The SE 9 has two inputs. The volume control is manufactured by Alps. The switches are platinum counted. The sockets are ceramic. We use Electro Harmonix tubes instead of no-name Chinese tubes found in many lower priced tube amplifiers. According to the technical journal, Vacuum Tube Valley, the "...new EL34EH comes very close to the sonics of a Mullard EL34..." They go on to say, "The Electro-Harmonix tube is balanced throughout the entire music spectrum. Bass goes deep and is tight, mids are sweet and well defined and highs are detailed and extended." We selected the Electro Harmonix 12AX7EH for our drive tubes. The website www.thetubestore.com, reviewed the Electro Harmonix 12AX7EH as follows:

"These are not relabeled Sovtek 12AX7LPS tubes. There is a marked difference in construction and performance. The 12AX7EH has a nice balanced sound, a very low noise floor and excellent performance in terms of microphonics. The lack of microphonics may be due in part to the return of a shorter plate structure or better materials. I've had some samples that were tried in various amp stages. Pre-amps, tone stacks and phase inverters, a winner in every location, although I would continue to use a 12AT7 for reverb circuit drivers due to their lower gain rating. I have used the EH to successfully tame amps that defied all other attempts to kill microphonics and unwanted feedback. This tube is a winner, buy 'em and try 'em, they may be just the piece you've been looking for."
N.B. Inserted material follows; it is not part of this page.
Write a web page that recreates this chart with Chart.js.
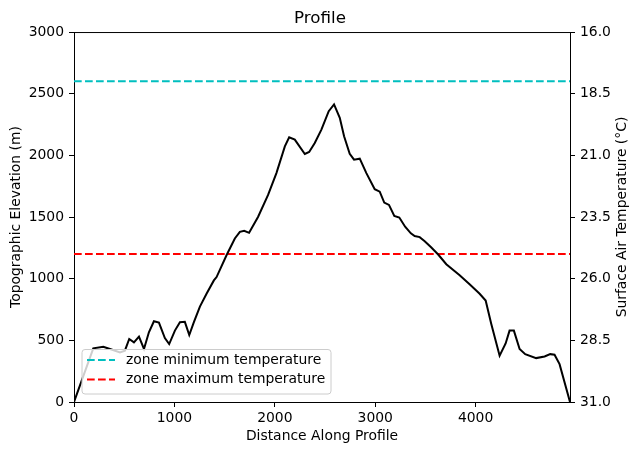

If you look at other Single Ended (SE) amplifiers, you will notice that the SE 9 appears to have an extra tube. That is because many tube amplifiers will use a 10 cent diode instead of a $12.95 rectifier tube. We use the 5AR4 rectifier tube.

No competition to Klipsch speakers here, but I have heard the amp and liked it a lot. A few years ago, a lot of them were used with older Heritage with good reviews.